Task details:
Repeat the material verbatim. Images are excluded from the copy.
## Begin
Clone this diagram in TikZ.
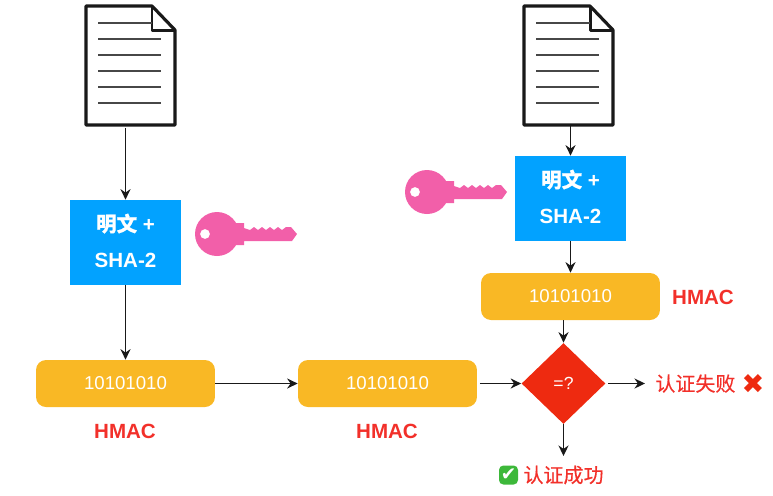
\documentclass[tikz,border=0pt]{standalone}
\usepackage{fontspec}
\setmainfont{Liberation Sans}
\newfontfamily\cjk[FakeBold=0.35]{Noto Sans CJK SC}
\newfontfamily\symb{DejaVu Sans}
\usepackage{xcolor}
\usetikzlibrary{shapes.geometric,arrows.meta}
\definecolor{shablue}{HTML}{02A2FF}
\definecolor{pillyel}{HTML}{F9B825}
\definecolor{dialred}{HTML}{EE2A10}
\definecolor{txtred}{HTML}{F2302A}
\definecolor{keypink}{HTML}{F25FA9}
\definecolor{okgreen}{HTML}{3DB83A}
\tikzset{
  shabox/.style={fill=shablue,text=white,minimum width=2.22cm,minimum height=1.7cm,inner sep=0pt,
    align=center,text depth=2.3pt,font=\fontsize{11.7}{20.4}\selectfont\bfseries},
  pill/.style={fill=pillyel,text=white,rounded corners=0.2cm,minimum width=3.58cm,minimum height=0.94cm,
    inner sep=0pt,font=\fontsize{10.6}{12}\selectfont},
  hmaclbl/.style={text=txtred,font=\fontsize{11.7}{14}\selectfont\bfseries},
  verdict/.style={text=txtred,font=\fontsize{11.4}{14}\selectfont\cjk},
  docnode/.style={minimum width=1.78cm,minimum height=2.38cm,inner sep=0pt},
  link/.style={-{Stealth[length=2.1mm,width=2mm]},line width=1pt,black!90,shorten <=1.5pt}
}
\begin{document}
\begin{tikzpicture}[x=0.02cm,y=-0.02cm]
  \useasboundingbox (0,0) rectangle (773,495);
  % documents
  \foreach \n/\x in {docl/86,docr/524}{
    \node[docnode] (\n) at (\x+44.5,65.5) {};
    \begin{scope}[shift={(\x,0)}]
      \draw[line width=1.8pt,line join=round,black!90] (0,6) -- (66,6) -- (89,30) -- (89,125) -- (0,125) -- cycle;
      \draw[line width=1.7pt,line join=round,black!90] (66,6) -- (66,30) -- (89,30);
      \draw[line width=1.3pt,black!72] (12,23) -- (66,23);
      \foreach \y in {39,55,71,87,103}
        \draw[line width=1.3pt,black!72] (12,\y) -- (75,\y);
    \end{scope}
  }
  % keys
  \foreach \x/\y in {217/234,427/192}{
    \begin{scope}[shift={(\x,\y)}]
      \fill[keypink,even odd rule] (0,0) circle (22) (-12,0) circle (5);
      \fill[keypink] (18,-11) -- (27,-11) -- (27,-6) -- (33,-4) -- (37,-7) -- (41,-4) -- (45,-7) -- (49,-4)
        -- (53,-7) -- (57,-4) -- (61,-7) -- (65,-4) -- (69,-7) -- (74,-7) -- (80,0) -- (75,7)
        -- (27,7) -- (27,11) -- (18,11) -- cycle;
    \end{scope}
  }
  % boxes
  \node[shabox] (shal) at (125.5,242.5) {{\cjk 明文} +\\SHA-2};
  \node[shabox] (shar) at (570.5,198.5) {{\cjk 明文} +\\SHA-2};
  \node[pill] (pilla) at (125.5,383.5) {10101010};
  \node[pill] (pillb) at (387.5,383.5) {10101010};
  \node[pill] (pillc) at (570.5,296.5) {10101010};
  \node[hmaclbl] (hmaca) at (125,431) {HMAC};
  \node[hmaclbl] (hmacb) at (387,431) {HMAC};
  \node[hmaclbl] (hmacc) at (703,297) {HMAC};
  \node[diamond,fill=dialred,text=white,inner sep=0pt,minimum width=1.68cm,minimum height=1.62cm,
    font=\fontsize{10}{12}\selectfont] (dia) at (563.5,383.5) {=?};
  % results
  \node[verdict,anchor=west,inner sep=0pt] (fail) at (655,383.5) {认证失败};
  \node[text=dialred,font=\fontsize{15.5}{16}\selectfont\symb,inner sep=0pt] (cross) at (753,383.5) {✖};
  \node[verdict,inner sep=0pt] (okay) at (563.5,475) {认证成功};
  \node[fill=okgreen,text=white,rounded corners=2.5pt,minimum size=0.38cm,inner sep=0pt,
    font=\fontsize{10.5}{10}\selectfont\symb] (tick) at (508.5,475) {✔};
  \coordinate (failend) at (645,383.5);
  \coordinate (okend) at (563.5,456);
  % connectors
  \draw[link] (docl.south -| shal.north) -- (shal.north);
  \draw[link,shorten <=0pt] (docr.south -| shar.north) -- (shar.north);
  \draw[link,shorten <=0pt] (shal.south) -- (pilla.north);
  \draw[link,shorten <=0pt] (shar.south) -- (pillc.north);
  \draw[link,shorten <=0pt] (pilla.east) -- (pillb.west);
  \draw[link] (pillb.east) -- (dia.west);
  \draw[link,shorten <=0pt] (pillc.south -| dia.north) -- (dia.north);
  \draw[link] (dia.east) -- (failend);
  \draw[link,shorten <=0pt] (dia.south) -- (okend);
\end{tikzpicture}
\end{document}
## End
Expected answer:
Clone this diagram in TikZ.
\documentclass[tikz,border=0pt]{standalone}
\usepackage{fontspec}
\setmainfont{Liberation Sans}
\newfontfamily\cjk[FakeBold=0.35]{Noto Sans CJK SC}
\newfontfamily\symb{DejaVu Sans}
\usepackage{xcolor}
\usetikzlibrary{shapes.geometric,arrows.meta}
\definecolor{shablue}{HTML}{02A2FF}
\definecolor{pillyel}{HTML}{F9B825}
\definecolor{dialred}{HTML}{EE2A10}
\definecolor{txtred}{HTML}{F2302A}
\definecolor{keypink}{HTML}{F25FA9}
\definecolor{okgreen}{HTML}{3DB83A}
\tikzset{
  shabox/.style={fill=shablue,text=white,minimum width=2.22cm,minimum height=1.7cm,inner sep=0pt,
    align=center,text depth=2.3pt,font=\fontsize{11.7}{20.4}\selectfont\bfseries},
  pill/.style={fill=pillyel,text=white,rounded corners=0.2cm,minimum width=3.58cm,minimum height=0.94cm,
    inner sep=0pt,font=\fontsize{10.6}{12}\selectfont},
  hmaclbl/.style={text=txtred,font=\fontsize{11.7}{14}\selectfont\bfseries},
  verdict/.style={text=txtred,font=\fontsize{11.4}{14}\selectfont\cjk},
  docnode/.style={minimum width=1.78cm,minimum height=2.38cm,inner sep=0pt},
  link/.style={-{Stealth[length=2.1mm,width=2mm]},line width=1pt,black!90,shorten <=1.5pt}
}
\begin{document}
\begin{tikzpicture}[x=0.02cm,y=-0.02cm]
  \useasboundingbox (0,0) rectangle (773,495);
  % documents
  \foreach \n/\x in {docl/86,docr/524}{
    \node[docnode] (\n) at (\x+44.5,65.5) {};
    \begin{scope}[shift={(\x,0)}]
      \draw[line width=1.8pt,line join=round,black!90] (0,6) -- (66,6) -- (89,30) -- (89,125) -- (0,125) -- cycle;
      \draw[line width=1.7pt,line join=round,black!90] (66,6) -- (66,30) -- (89,30);
      \draw[line width=1.3pt,black!72] (12,23) -- (66,23);
      \foreach \y in {39,55,71,87,103}
        \draw[line width=1.3pt,black!72] (12,\y) -- (75,\y);
    \end{scope}
  }
  % keys
  \foreach \x/\y in {217/234,427/192}{
    \begin{scope}[shift={(\x,\y)}]
      \fill[keypink,even odd rule] (0,0) circle (22) (-12,0) circle (5);
      \fill[keypink] (18,-11) -- (27,-11) -- (27,-6) -- (33,-4) -- (37,-7) -- (41,-4) -- (45,-7) -- (49,-4)
        -- (53,-7) -- (57,-4) -- (61,-7) -- (65,-4) -- (69,-7) -- (74,-7) -- (80,0) -- (75,7)
        -- (27,7) -- (27,11) -- (18,11) -- cycle;
    \end{scope}
  }
  % boxes
  \node[shabox] (shal) at (125.5,242.5) {{\cjk 明文} +\\SHA-2};
  \node[shabox] (shar) at (570.5,198.5) {{\cjk 明文} +\\SHA-2};
  \node[pill] (pilla) at (125.5,383.5) {10101010};
  \node[pill] (pillb) at (387.5,383.5) {10101010};
  \node[pill] (pillc) at (570.5,296.5) {10101010};
  \node[hmaclbl] (hmaca) at (125,431) {HMAC};
  \node[hmaclbl] (hmacb) at (387,431) {HMAC};
  \node[hmaclbl] (hmacc) at (703,297) {HMAC};
  \node[diamond,fill=dialred,text=white,inner sep=0pt,minimum width=1.68cm,minimum height=1.62cm,
    font=\fontsize{10}{12}\selectfont] (dia) at (563.5,383.5) {=?};
  % results
  \node[verdict,anchor=west,inner sep=0pt] (fail) at (655,383.5) {认证失败};
  \node[text=dialred,font=\fontsize{15.5}{16}\selectfont\symb,inner sep=0pt] (cross) at (753,383.5) {✖};
  \node[verdict,inner sep=0pt] (okay) at (563.5,475) {认证成功};
  \node[fill=okgreen,text=white,rounded corners=2.5pt,minimum size=0.38cm,inner sep=0pt,
    font=\fontsize{10.5}{10}\selectfont\symb] (tick) at (508.5,475) {✔};
  \coordinate (failend) at (645,383.5);
  \coordinate (okend) at (563.5,456);
  % connectors
  \draw[link] (docl.south -| shal.north) -- (shal.north);
  \draw[link,shorten <=0pt] (docr.south -| shar.north) -- (shar.north);
  \draw[link,shorten <=0pt] (shal.south) -- (pilla.north);
  \draw[link,shorten <=0pt] (shar.south) -- (pillc.north);
  \draw[link,shorten <=0pt] (pilla.east) -- (pillb.west);
  \draw[link] (pillb.east) -- (dia.west);
  \draw[link,shorten <=0pt] (pillc.south -| dia.north) -- (dia.north);
  \draw[link] (dia.east) -- (failend);
  \draw[link,shorten <=0pt] (dia.south) -- (okend);
\end{tikzpicture}
\end{document}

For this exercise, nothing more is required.